Entre os principais pontos de tensão, está a divergência quanto ao foro e autoridade em que a “decisão”foi publicizada, pois no CONAPE votava-se uma Moção, pautada, contrária ao uso de estropos de aço nas pescarias em áreas de conservação e à comercialização das barbatanas do tubarão-azul. Temas não diretamente afetos a Portaria MPA/MMA 30, que propõe o ordenamento geral de pescarias da espécie em áreas externas às Areas de Proteção, incluindo a limitação de captura a frotas específicas (espinhéis), estabelecendo medidas de controle e monitoramento mais restritos e precisos e, principalmente, tirando subjetividades na composição das capturas. “Havia um equilíbrio técnico na norma que atendia às exigências de sustentabilidade sem comprometer a atividade produtiva. Essa decisão rompe esse equilíbrio, questionando a institucionalidade e a transparência nos processos”, analisa Villaça.

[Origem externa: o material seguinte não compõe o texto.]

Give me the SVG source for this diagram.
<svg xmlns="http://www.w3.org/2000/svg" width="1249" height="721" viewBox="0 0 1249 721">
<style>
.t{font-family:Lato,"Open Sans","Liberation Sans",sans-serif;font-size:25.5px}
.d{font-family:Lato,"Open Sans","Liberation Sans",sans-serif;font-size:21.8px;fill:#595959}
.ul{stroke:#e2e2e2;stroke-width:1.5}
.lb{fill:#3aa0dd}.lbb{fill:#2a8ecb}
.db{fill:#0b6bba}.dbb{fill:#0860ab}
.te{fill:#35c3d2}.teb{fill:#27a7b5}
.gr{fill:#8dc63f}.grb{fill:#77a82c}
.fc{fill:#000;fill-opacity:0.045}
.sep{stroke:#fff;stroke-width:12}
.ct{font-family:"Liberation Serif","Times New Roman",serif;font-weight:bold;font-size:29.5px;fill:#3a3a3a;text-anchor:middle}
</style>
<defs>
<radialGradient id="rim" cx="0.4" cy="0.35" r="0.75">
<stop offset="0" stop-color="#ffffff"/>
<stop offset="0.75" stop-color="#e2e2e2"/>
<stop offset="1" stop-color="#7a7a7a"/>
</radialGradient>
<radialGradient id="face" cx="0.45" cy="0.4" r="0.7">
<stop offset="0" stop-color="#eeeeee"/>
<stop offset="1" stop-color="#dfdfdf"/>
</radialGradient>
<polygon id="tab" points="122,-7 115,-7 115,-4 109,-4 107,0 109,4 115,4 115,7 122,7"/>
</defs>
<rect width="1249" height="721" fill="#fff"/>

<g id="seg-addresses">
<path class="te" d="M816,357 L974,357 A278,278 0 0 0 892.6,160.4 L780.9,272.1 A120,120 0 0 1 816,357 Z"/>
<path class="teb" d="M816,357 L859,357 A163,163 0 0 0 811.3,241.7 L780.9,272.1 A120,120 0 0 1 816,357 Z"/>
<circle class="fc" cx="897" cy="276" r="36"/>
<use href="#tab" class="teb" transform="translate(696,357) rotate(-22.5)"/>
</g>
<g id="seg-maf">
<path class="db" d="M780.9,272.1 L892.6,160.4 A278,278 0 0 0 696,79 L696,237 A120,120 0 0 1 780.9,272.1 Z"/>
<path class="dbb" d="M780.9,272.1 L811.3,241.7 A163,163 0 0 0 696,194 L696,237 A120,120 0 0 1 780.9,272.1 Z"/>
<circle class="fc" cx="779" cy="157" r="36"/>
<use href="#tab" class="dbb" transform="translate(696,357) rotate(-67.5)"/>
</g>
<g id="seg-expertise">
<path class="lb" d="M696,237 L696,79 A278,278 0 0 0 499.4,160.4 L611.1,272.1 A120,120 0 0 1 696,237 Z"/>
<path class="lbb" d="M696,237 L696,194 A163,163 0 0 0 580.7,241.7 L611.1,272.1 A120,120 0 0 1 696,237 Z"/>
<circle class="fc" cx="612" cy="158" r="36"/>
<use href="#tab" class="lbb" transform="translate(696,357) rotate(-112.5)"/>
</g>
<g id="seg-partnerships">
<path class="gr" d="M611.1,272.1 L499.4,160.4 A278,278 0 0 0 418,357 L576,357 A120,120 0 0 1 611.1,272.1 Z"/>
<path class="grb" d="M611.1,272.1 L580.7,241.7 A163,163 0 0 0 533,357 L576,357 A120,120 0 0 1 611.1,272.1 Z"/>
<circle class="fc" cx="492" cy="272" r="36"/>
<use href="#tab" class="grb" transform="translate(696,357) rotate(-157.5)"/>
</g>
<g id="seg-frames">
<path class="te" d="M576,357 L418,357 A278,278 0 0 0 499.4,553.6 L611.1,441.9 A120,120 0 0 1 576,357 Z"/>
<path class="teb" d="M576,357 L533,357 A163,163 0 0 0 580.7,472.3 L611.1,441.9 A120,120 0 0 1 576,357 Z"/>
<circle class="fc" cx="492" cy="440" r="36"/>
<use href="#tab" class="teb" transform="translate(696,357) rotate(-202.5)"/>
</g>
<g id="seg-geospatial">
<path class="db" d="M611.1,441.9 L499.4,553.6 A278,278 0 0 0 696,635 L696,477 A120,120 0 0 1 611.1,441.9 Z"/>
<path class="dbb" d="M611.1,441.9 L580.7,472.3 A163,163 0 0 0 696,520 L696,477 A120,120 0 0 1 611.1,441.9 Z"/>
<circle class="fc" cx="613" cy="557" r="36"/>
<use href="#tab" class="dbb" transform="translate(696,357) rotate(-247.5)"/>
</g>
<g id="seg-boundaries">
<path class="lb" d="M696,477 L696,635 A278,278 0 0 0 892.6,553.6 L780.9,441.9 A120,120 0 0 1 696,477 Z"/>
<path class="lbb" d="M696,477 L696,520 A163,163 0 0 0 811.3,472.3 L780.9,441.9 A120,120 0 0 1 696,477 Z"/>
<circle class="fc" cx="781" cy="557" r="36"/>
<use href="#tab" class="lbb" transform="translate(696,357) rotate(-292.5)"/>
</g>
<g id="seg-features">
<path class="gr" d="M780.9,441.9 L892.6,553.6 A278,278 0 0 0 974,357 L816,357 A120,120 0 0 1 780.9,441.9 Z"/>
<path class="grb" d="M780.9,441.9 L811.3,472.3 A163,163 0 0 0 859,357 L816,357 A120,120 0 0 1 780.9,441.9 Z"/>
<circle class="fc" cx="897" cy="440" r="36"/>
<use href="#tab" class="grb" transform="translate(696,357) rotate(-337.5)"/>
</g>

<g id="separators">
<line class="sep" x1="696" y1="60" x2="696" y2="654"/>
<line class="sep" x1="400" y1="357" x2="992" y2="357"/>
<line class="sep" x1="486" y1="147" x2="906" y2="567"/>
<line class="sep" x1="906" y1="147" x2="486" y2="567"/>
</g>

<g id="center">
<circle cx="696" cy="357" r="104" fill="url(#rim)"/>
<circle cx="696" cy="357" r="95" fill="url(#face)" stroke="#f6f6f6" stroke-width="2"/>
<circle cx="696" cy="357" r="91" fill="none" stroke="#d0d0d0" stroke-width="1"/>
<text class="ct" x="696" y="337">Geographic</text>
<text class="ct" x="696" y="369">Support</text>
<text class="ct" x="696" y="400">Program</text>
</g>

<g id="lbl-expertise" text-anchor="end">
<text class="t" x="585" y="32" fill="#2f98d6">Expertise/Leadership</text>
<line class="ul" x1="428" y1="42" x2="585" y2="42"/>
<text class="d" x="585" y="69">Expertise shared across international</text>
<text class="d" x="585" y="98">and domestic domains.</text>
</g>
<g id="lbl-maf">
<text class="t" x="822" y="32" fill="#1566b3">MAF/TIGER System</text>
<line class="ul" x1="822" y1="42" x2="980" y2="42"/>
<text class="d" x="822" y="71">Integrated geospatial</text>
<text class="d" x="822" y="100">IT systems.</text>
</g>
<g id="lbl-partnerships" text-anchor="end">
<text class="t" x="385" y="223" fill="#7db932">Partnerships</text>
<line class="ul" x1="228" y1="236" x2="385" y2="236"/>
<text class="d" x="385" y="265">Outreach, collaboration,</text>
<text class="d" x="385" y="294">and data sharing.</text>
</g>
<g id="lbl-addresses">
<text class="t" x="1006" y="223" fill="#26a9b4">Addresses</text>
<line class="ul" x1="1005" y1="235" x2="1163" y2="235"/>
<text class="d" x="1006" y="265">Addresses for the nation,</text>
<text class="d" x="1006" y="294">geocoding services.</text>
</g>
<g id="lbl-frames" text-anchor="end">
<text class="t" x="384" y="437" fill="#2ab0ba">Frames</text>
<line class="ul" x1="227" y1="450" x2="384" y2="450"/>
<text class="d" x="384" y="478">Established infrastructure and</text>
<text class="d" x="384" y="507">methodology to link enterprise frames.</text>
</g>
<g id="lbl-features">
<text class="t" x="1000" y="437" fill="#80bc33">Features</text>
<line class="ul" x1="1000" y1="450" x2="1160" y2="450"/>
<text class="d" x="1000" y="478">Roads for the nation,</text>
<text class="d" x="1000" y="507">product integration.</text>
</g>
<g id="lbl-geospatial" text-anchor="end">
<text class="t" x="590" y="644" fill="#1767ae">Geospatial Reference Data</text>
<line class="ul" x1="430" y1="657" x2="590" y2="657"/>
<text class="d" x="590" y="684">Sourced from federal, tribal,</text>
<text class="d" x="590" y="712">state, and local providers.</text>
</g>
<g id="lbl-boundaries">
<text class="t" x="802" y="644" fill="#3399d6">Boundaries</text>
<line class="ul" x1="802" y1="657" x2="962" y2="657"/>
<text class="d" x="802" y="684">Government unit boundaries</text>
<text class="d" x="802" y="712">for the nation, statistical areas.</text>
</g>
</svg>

O Conepe também questiona a atuação do IBAMA no processo. Segundo a entidade, embora o órgão tenha papel relevante na fiscalização, não lhe cabe propor ordenamento, o que estaria ocorrendo por influência ideológica e fora do escopo legal. “Reconhecemos o valor técnico do IBAMA, mas é preciso respeitar os limites institucionais de cada órgão. A construção de normas deve se dar de forma participativa, Ibama, varios Ministérios, ONGs e representações provadas, o que foi feito, no CPG Atuns e Afins, e entregue a consolidação e publicação, em abril,com participação do MMA, via Secretaria de Bioeconomia, em seu Depto. de Gestão Compartilhada e o MPA, em atenção aos decretos em vigor e sob a chancela dos respectivos Ministros.”, afirma.
De acordo com os Decretos nº 12.254/2024 e nº 11.624/2023, cabe ao MPA, em articulação com o MMA, a formulação de normas e diretrizes para o uso sustentável dos recursos pesqueiros. O Conepe lembra ainda que o Decreto nº 10.736/2021 estabelece a Rede Pesca Brasil, que institucionaliza os comitês permanentes e o Banco Técnico-Científico da pesca nacional.

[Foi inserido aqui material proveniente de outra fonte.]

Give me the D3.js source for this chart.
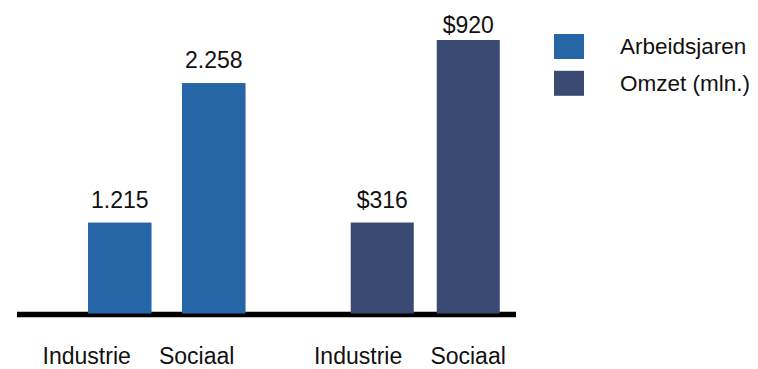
<!DOCTYPE html>
<html>
<head>
<meta charset="utf-8">
<script src="https://cdn.jsdelivr.net/npm/d3@7"></script>
<style>
  html, body { margin: 0; padding: 0; background: #fff; }
  svg { display: block; font-family: "Liberation Sans", Arial, Helvetica, sans-serif; }
</style>
</head>
<body>
<svg id="chart" width="758" height="369"></svg>
<script>
// Categories and series
const categories = ["Industrie", "Sociaal"];
const seriesNames = ["Arbeidsjaren", "Omzet (mln.)"];
const arbeidsjaren = [1215, 2258];
const omzet = [316, 920];
const seriesValues = [arbeidsjaren, omzet];

// Each series has its own value axis (truncated floor, ceiling)
const axisFloor = [535, 15];
const axisCeil = [2580, 920];

const colors = ["#2665A6", "#3A4A72"];

// Dutch number formats: "1.215" and "$316"
const nl = d3.formatLocale({ decimal: ",", thousands: ".", grouping: [3], currency: ["$", ""] });
const formats = [nl.format(",d"), nl.format("$,d")];

const svg = d3.select("#chart");
const baseY = 313.5, topY = 40;
const fontSize = 23;
const legendFontSize = 22.5;

// Bar positions: one band per series, two bars inside each
const x0 = d3.scaleBand().domain(seriesNames).range([37.5, 554.5]).padding(0);
const innerPad = [[0.324, 0.537], [0.267, 0.636]];
const x1 = seriesNames.map((s, i) =>
  d3.scaleBand().domain(categories).range([0, x0.bandwidth()])
    .paddingInner(innerPad[i][0]).paddingOuter(innerPad[i][1]));

// Category labels sit on their own grid beneath the baseline
const lx0 = d3.scaleBand().domain(seriesNames).range([6, 548.8]).padding(0);
const lx1 = d3.scalePoint().domain(categories).range([-55, 55]);

const yScales = seriesNames.map((s, i) =>
  d3.scaleLinear().domain([axisFloor[i], axisCeil[i]]).range([baseY, topY]));

// Baseline
svg.append("line")
  .attr("x1", 17).attr("x2", 516)
  .attr("y1", 314.5).attr("y2", 314.5)
  .attr("stroke", "#000").attr("stroke-width", 5.5);

const data = [];
seriesNames.forEach((s, si) => {
  categories.forEach((c, ci) => {
    data.push({ series: s, si, category: c, value: seriesValues[si][ci] });
  });
});

const barX = d => x0(d.series) + x1[d.si](d.category);

// Bars
svg.append("g").selectAll("rect").data(data).join("rect")
  .attr("x", barX)
  .attr("width", d => x1[d.si].bandwidth())
  .attr("y", d => yScales[d.si](d.value))
  .attr("height", d => baseY - yScales[d.si](d.value))
  .attr("fill", d => colors[d.si]);

// Value labels above bars
svg.append("g").selectAll("text").data(data).join("text")
  .attr("x", d => barX(d) + x1[d.si].bandwidth() / 2)
  .attr("y", d => Math.max(yScales[d.si](d.value) - 15, 32.5))
  .attr("text-anchor", "middle")
  .attr("font-size", fontSize)
  .attr("fill", "#111")
  .text(d => formats[d.si](d.value));

// Category labels
svg.append("g").selectAll("text").data(data).join("text")
  .attr("x", d => lx0(d.series) + lx0.bandwidth() / 2 + lx1(d.category))
  .attr("y", 364)
  .attr("text-anchor", "middle")
  .attr("font-size", fontSize)
  .attr("fill", "#111")
  .text(d => d.category);

// Legend
const legend = svg.append("g").selectAll("g").data(seriesNames).join("g")
  .attr("transform", (d, i) => `translate(554, ${34 + i * 36.8})`);
legend.append("rect")
  .attr("width", 30).attr("height", 25)
  .attr("fill", (d, i) => colors[i]);
legend.append("text")
  .attr("x", 66).attr("y", 12.5)
  .attr("dy", "0.35em")
  .attr("font-size", legendFontSize)
  .attr("fill", "#111")
  .text(d => d);
</script>
</body>
</html>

“A revogação de uma portaria interministerial com menos de cinco meses de vigência, sem respeito ao foro, aos atores adequados e sem a devida justificativa técnica, compromete a segurança jurídica e enfraquece a credibilidade do processo regulatório”, avalia Villaça.
A entidade afirma que espera uma manifestação firme do MPA, enquanto órgão competente e legalmente responsável pelo Comitê Permanente. “Se há desrespeito a um decreto vigente, é papel do Ministério da Pesca acionar os órgãos de controle e assegurar o cumprimento da legalidade”, reforça.
Durante a reunião, também foi levantada a possibilidade de judicialização do caso. O Conepe avalia que o Ministério Público Federal deve acompanhar o tema, dado o impacto da decisão e o potencial conflito entre normas infralegais e os instrumentos institucionais em vigor.
O coletivo ainda lamenta o desrespeito com os representantes da pesca na reunião e cobra maior coerência do governo federal. “Nos sentimos desconsiderados. A gestão compartilhada precisa ser mais do que um discurso; precisa estar presente nas ações e decisões concretas”, afirma Villaça.
O episódio gerou frustração entre técnicos, pesquisadores e representantes de instituições acadêmicas, como a Universidade do Vale do Itajaí (Univali) e a Universidade Federal do Rio Grande (FURG), que participaram da elaboração da norma revogada.
O Conepe alerta que a revogação poderá comprometer a posição do Brasil em instâncias internacionais, como a ICCAT, e favorecer concorrentes estrangeiros que já operam com ampla estrutura, apoio estatal e mercados consolidados. “Enquanto abrimos mão de nossas cotas e espaços de atuação, outros países avançam na exploração sustentável de recursos no Atlântico Sul”, conclui Cadu Villaça.